Está fuera de duda, es obvio, la adhesión al Señor, puesto que la fe en El nos "ha sido dada una vez para siempre" (Jds 3) por ello esta fe no puede prestarse a "otro Jesús" (2 Cor 11, 4), ni entibiarse (cf. Ap 3, 16) so pena de "perder la gracia" (cf. Gál 5, 4). Por tanto permanecen inmutables para los religiosos los tres consejos evangélicos cuya observancia constituye desde siempre en la historia de la Iglesia lo proprium de su adhesión al Señor. A este respecto sea vuestra guía la siguiente afirmación conciliar: "El estado religioso imita más de cerca y representa perennemente en la Iglesia el género de vida que el Hijo de Dios tomó cuando vino a este mundo para cumplir la voluntad del Padre, y que propuso a los discípulos que le seguían" (Lumen gentium, 44; cf. Perfectae caritatis, 12-14). De esta consagración singularísima toda la comunidad eclesial puede recibir edificación verdadera y reafirmarse en la generosidad de su vida cristiana, siendo objeto asimismo de los beneficios de una donación personal que se transforma en intercesión viviente ante Dios. En efecto, la castidad, pobreza y obediencia libremente aceptadas y vividas gozosamente, se transforman en "oblación y sacrificio de fragante y suave olor" (Ef 5, 2), en beneficio de la Iglesia entera que siempre está necesitando vitalmente estos signos llenos de luz.

Pero también es característica de los religiosos una fidelidad peculiar a la humanidad, fidelidad que no se añade extrínsecamente a la anterior, sino que se desprende espontáneamente de ella. Como el Señor Jesús vivió y murió "por muchos" (Mc 10, 45), de igual modo quienes le siguen más de cerca no pueden dejar de orientar su existencia, sea ésta de signo activo o contemplativo, a la empresa de salvar a los hombres, a los que por ello mismo conviene conocer bien y amar evangélicamente. De nuevo acude el Concilio en nuestra ayuda: "La profesión de los consejos evangélicos... no es impedimento para el verdadero desarrollo de la persona humana... Y nadie piense que los religiosos se hacen por su consagración extraños a los hombres o inútiles para la sociedad terrena" (Lumen gentium, 46). Por tanto, los consagrados están de tal modo insertos en la vida de la Iglesia que comparten también su tensión apostólica respecto del mundo, al cual aman, "revestidos" de Cristo más que cualquier otro bautizado (cf. Gál 3, 27), a imitación de Dios (cf. Jn 3, 16). De estas consideraciones se desprende el deber de ponerse al día constantemente y con provecho, con la única mira de mejorar la posibilidad de estar presentes apostólicamente, "a fin de que su testimonio aparezca a los ojos de todos y sea glorificado nuestro Padre, que está en los cielos" (Perfectae caritatis, 25).
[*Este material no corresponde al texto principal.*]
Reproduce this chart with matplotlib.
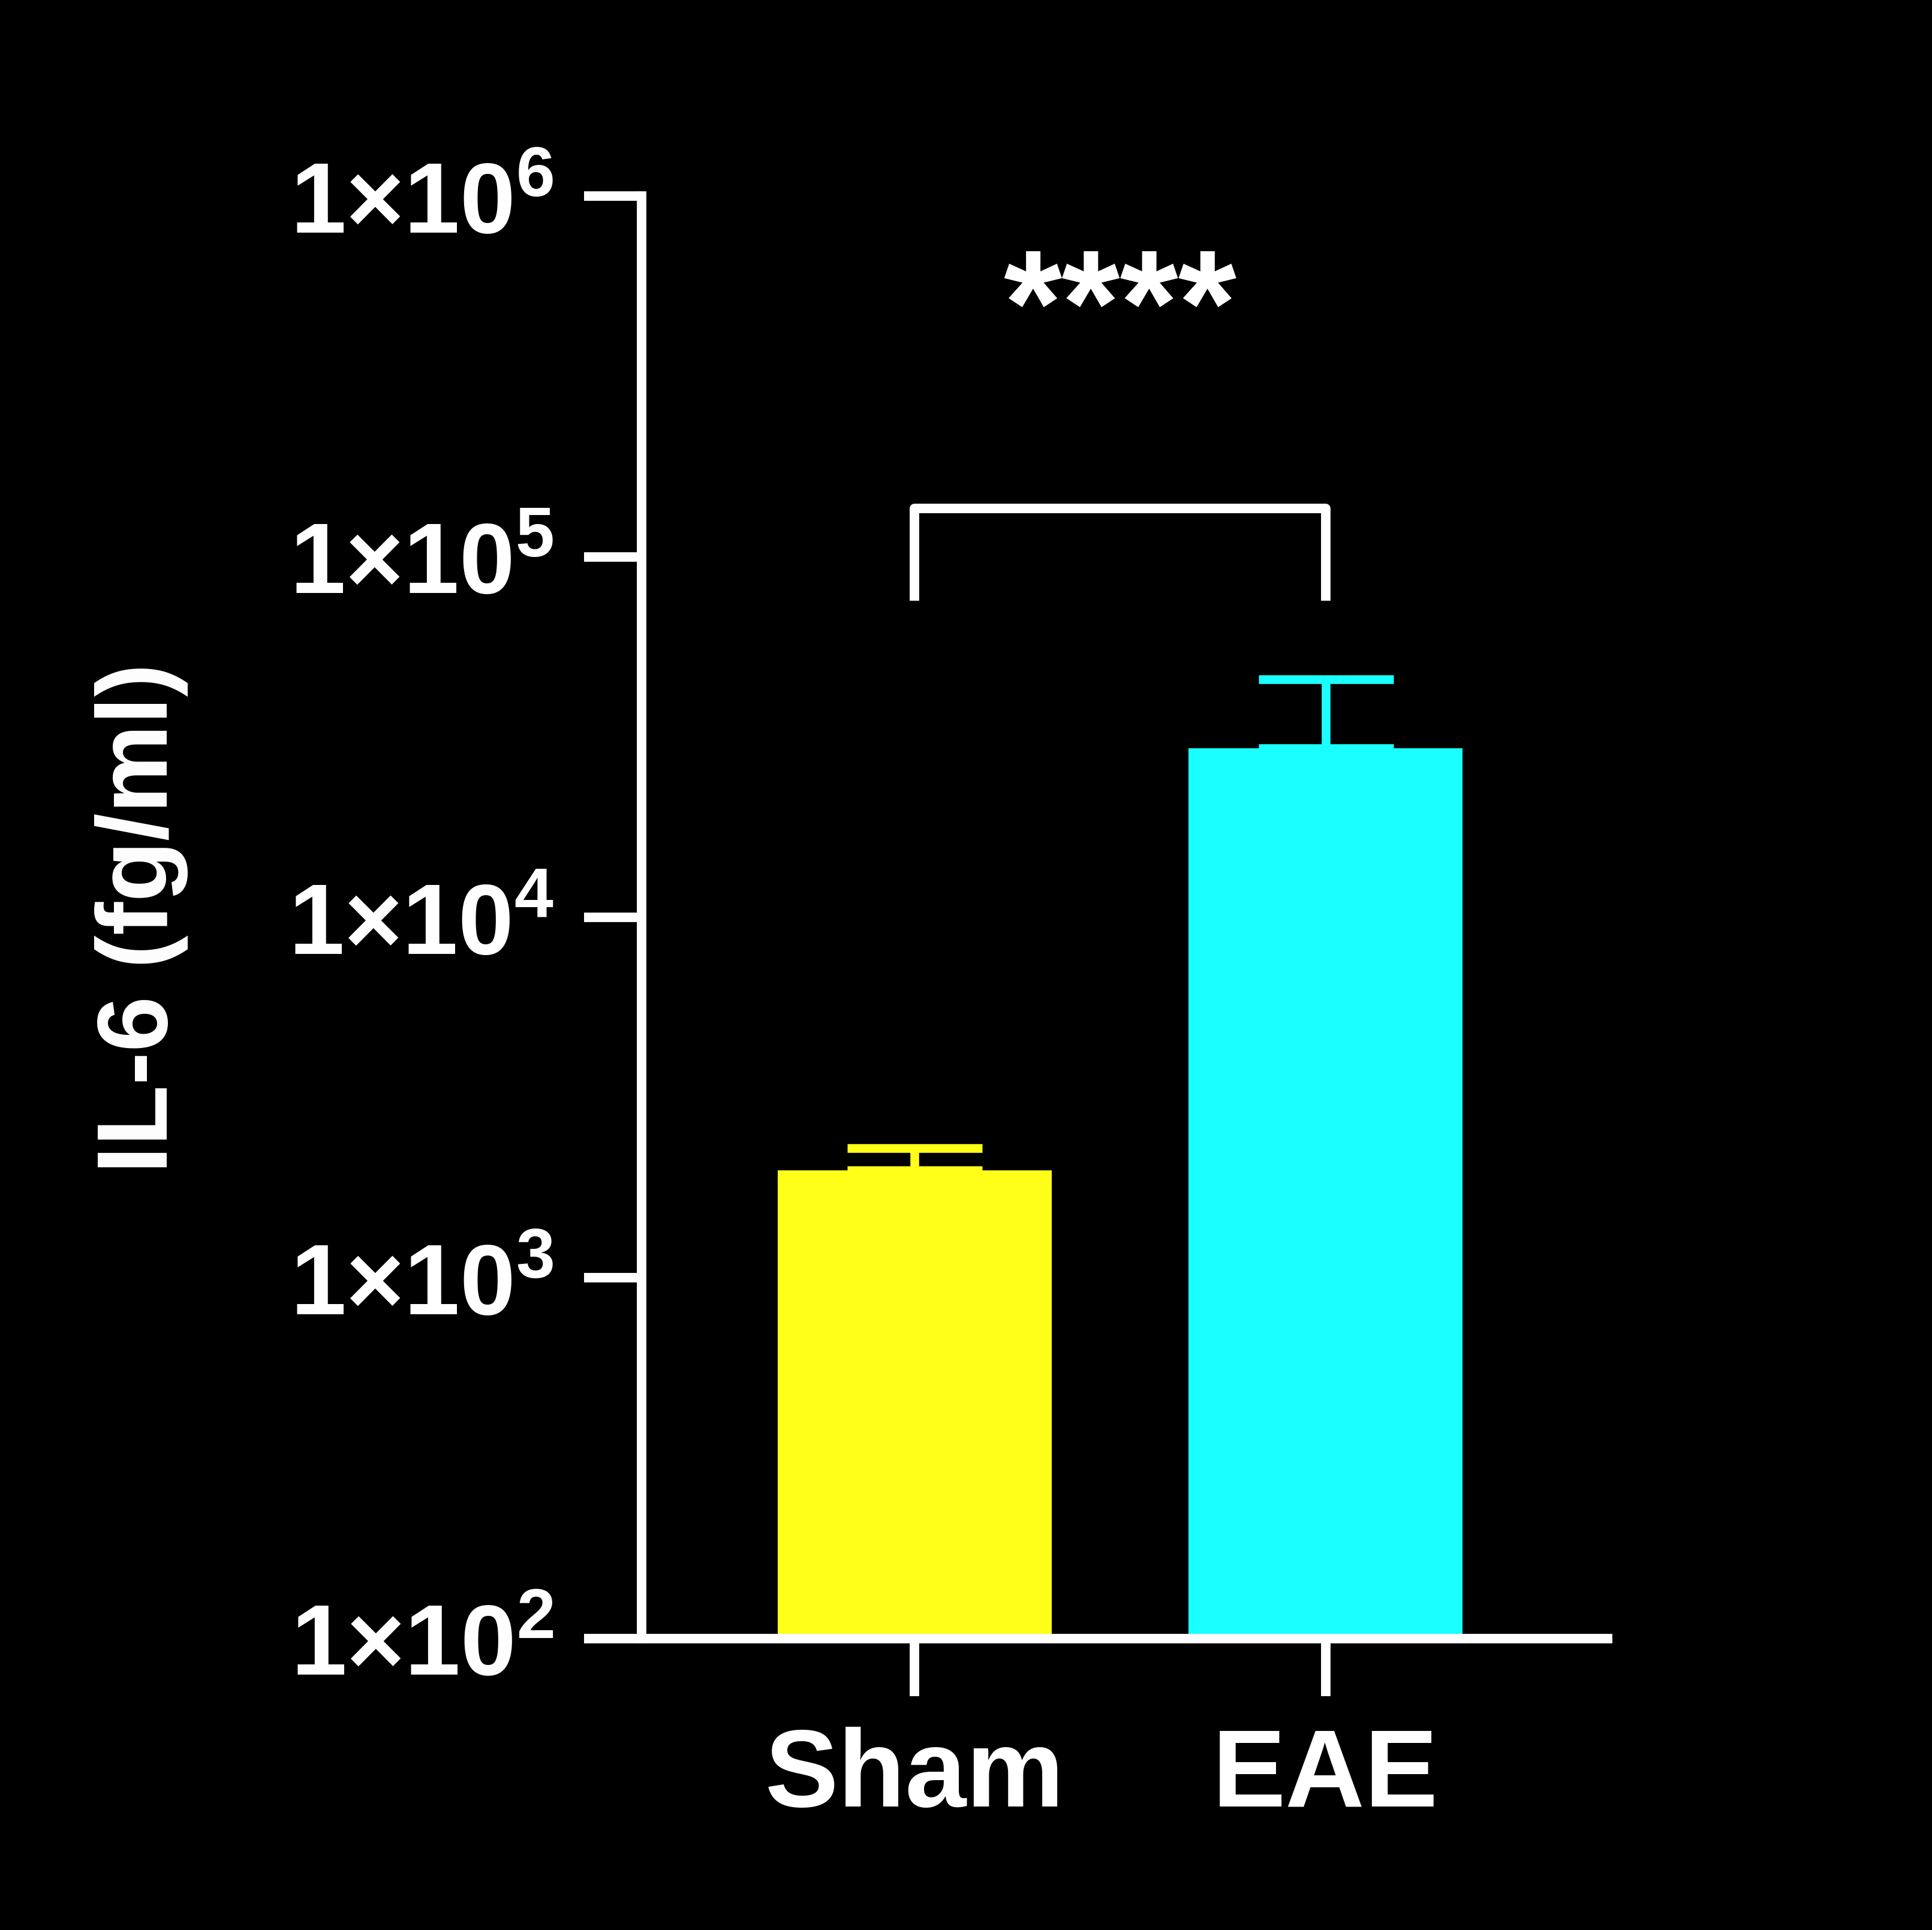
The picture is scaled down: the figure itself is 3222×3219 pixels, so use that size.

Con este espíritu pondréis cuidado mantener o, mejor, incrementar las obras de apostolado y de caridad, especialmente los centros de enseñanza y las instituciones de asistencia al servicio de los pobres, sobre todo donde es más difícil la presencia de la Iglesia, superando las dificultades con confianza en la ayuda divina y estudiando el modo de seguir manteniendo —aunque haya disminuido el personal religioso— instituciones que desarrollan actividades provechosas y benéficas en el seno de la comunidad. No queremos dejar de alentar a las distintas familias religiosas a que estrechen cada vez más los vínculos de fraternidad y colaboración a nivel diocesano, regional y nacional para bien de la Iglesia, tanto local como universal.

Pero sobre todo exhortamos paternalmente a las congregaciones femeninas italianas y a vosotras, superioras mayores, a tener confianza y esperanza inamovibles empeñándoos en no fallar en "aprenderos a Cristo" (cf. Ef 4, 20), afianzándoos con más ahínco en la oración y dando cada vez más calidad al propio ministerio.

A vosotras y a cada una de las religiosas de la Unión impartimos complacido nuestra más cordial bendición apostólica.